Labour pledges to end badger cull

The government’s annual badger cull is nearing an end, at least for 2023. For almost two months, cull contractors have been out in force, luring England’s badgers into fields with peanuts and then shooting them dead. Meanwhile, Labour has announced that it will end the cull for good if elected.

At the start of the 2023 culling season, Defra published figures for the minimum and maximum number of badgers it wanted killed in England. It demanded that between 14,585 and 53,324 badgers were to be murdered this year.

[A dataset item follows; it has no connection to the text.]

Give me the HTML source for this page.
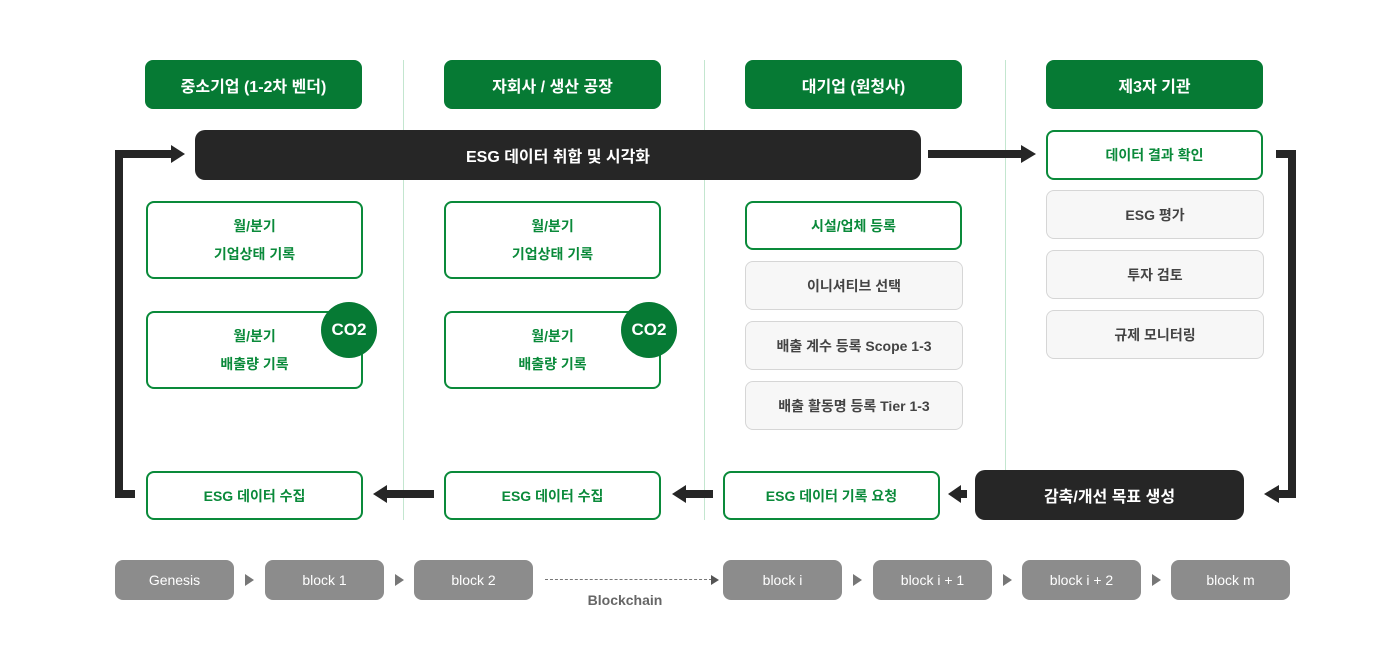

The Guardian reported exclusively on Labour’s vow. Daniel Zeichner, the shadow farming minister, said:

“I’ve spent a long time looking at this. The 2018 Godfrey review, the last piece of work done by the government, found that badger culling is not the answer. We’re going to make England bovine TB free by 2038, but with a range of measures that do not include culling.”

He continued:

“I think we should be moving to a different approach, because we’ve been culling for quite a long time, and it’s still a big issue and we’re still spending £80m a year on compensation, so it’s not exactly working is it?”

Government bloodlust

The news was welcomed by animal welfare activists. The policy would be in contrast to the murderous Tories, who are on course to annihilate the majority of England’s badger population.

Although the Tories stopped handing out new four-year intensive culling licences last year, 28 ‘cull zones’ of England remained in the intensive part of the cull in 2023. On top of this, when intensive culling finishes in an area, a zone can then move onto supplementary culling. Supplementary culling licences are valid for up to five years, and this year there are 29 zones in the supplementary phase of the cull.

And if that wasn’t enough, the government has been talking about introducing epidemiological culling; that is, the policy of murdering 100% of badgers in one localised area. This is different to the intensive cull that has been taking place over the past decade, where contractors in different cull zones are licensed to murder 70% of badger populations, rather than 100%.

It’s currently unclear whether government policy will change on this, but if it does, it will be even more devastating. Defra Secretary Thérèse Coffey said in July:

“I’ve been very clear in England. I’m not going to be held by some artificial deadline that has already been put in place. We will keep culling for as long as it is the best way to do that.”

She continued:

“I’m not just stopping culling because a predecessor gave an artificial deadline. So, I’ll be driven by the evidence and the science.”

The Guardian and the Tories are guided by bad science

The Guardian was mistaken in its reporting when it unquestioningly stated:

“Badgers are being culled to eradicate bovine tuberculosis (bTB) because it spreads to cattle and can eliminate entire herds, causing severe problems for farmers.”

And Coffey was lying when she said she was being driven by evidence and science. As Protect the Wild has previously reported, numerous studies have concluded that badger culling is completely ineffective in combating bTB in cows. The Tory government states that it takes its “evidence” and “science” from the Randomised Badger Culling Trial (RBCT), a study that took place between 1997 and 2005. Experts have exposed the trial as unsafe science, with a number of crucial flaws to it.

There are a number of reasons why cows are contracting bTB in England, and they are to do with farming methods and cow movement. Researchers and veterinarians of a 2023 report, A bovine tuberculosis policy conundrum in 2023, concluded:

“The assumption that badgers transmit bTB to new cattle herds once cattle bring bTB into an area is not supported by recent research. Most studies conclude or imply that cattle movements are the main or sole driver of distribution and spread of bovine tuberculosis into new areas.”

The authors also state:

“Until effective test, trace and lockdowns are enforced upon cattle, the bTB epidemic cannot be resolved and will continue to be a massive burden to all…”

And so it is welcome news that Labour is paying some attention. The party has noticed that culling isn’t working, and that another approach would be to vaccinate badgers. But if it is really serious about combating the disease for good, it needs to pledge that it will enforce biosecurity measures on cow farming and movements.